Ne risque-t-on pas de voir se former une "inégalité de résultat" se produire ? Quels peuvent être les risques d'une telle police (Dans certaines villes, elle sera plus acceptée que dans une autre…) ?

Il y a en France 700 quartiers plus ou moins hors contrôle (selon les policiers experts), une centaine étant même "en sécession", terme terrible dont usa jadis M. Michel Vauzelle, alors président de la région PACA, pour désigner les quartiers nord de Marseille. De plus, l'essentiel du crime au quotidien en France émane de bandes organisées (racailles du pourtour des métropoles, clans nomades criminalisés de la France péri-urbaine et rurale) coupables ensemble de sans doute 70% des trafics de stupéfiants, cambriolages et braquages ; tout ce qui, jour après jour, pourrit la vie des Français. 

Au centre de ces bandes, des noyaux durs de "criminels d'habitude" (comme disait la criminologie du XIXe siècle) : 3 000 à 4 000 individus en France métropolitaine, selon notre base documentaire. Quelle sera l'effectivité de la PSQ sur le ciblage-démantèlement de ces bandes, sur la mise de ces bandits endurcis hors d'état de nuire ? Les policiers de terrain ont de gros doutes - et les criminologues aussi. 

Car, comme dit maintes fois, l'outil crucial pour cette tâche est un service ramassé, proactif et dynamique de renseignement criminel, à présent inexistant. Sans lui, comment rétablir (par exemple) l'ordre dans des coupe-gorge comme la Grande Borne, le Clos Saint-Lazare ou (à Paris même) Curial-Cambrai ?

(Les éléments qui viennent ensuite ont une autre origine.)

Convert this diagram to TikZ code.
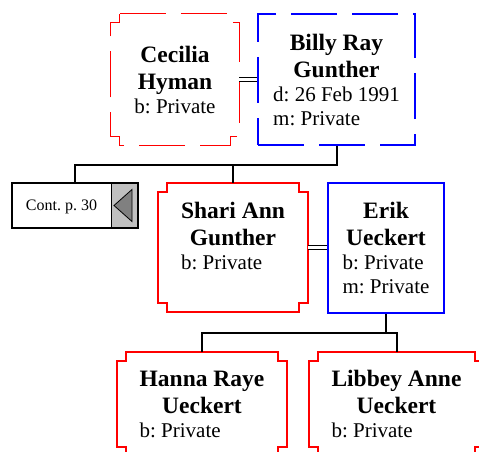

Le ministère de l'Intérieur doit subir une réduction de son budget, 525 millions d'euros cette année, mais souhaite engager des effectifs supplémentaires ; ce dans un contexte où les policiers déplorent leurs conditions de travail : n'y a-t-il pas un paradoxe à vouloir créer une telle police ? Comment peut-elle s'inscrire dans le budget du ministère ? Qui pourrait payer le prix de l'arbitrage ?

L'appareil d'Etat français est le second plus ancien du monde ; depuis la fin de l'empire chinois en 1911, seul le Saint-Siège est plus vieux que le nôtre. Cet appareil que les libéraux critiquent étourdiment, est certes peu rapide, mais efficace. Sa pratique est connue : le sommet de l'Etat décrète une priorité et lentement, plutôt rouleau compresseur que Ferrari, il s'ébranle. Doté de la bonne doctrine, des bonnes instructions, des bonnes cibles, cet appareil peut s'emparer du problème de la sécurité au quotidien des Français. Commencer par rétablir le continuum entre le maintien de l'ordre public et une justice qu'aujourd'hui (merci Mme Taubira) les voyous méprisent et moquent ; cibler les quartiers hors-contrôle et les bandes criminelles (sédentaires ou nomades). En un an, l'appareil d'Etat peut diviser par deux les formes les plus prédatrices de criminalité : une fois encore, homicides, cambriolages, enlèvements, agressions, attentats. Le président Macron le veut ans doute. Le pourra-t-il ? A voir.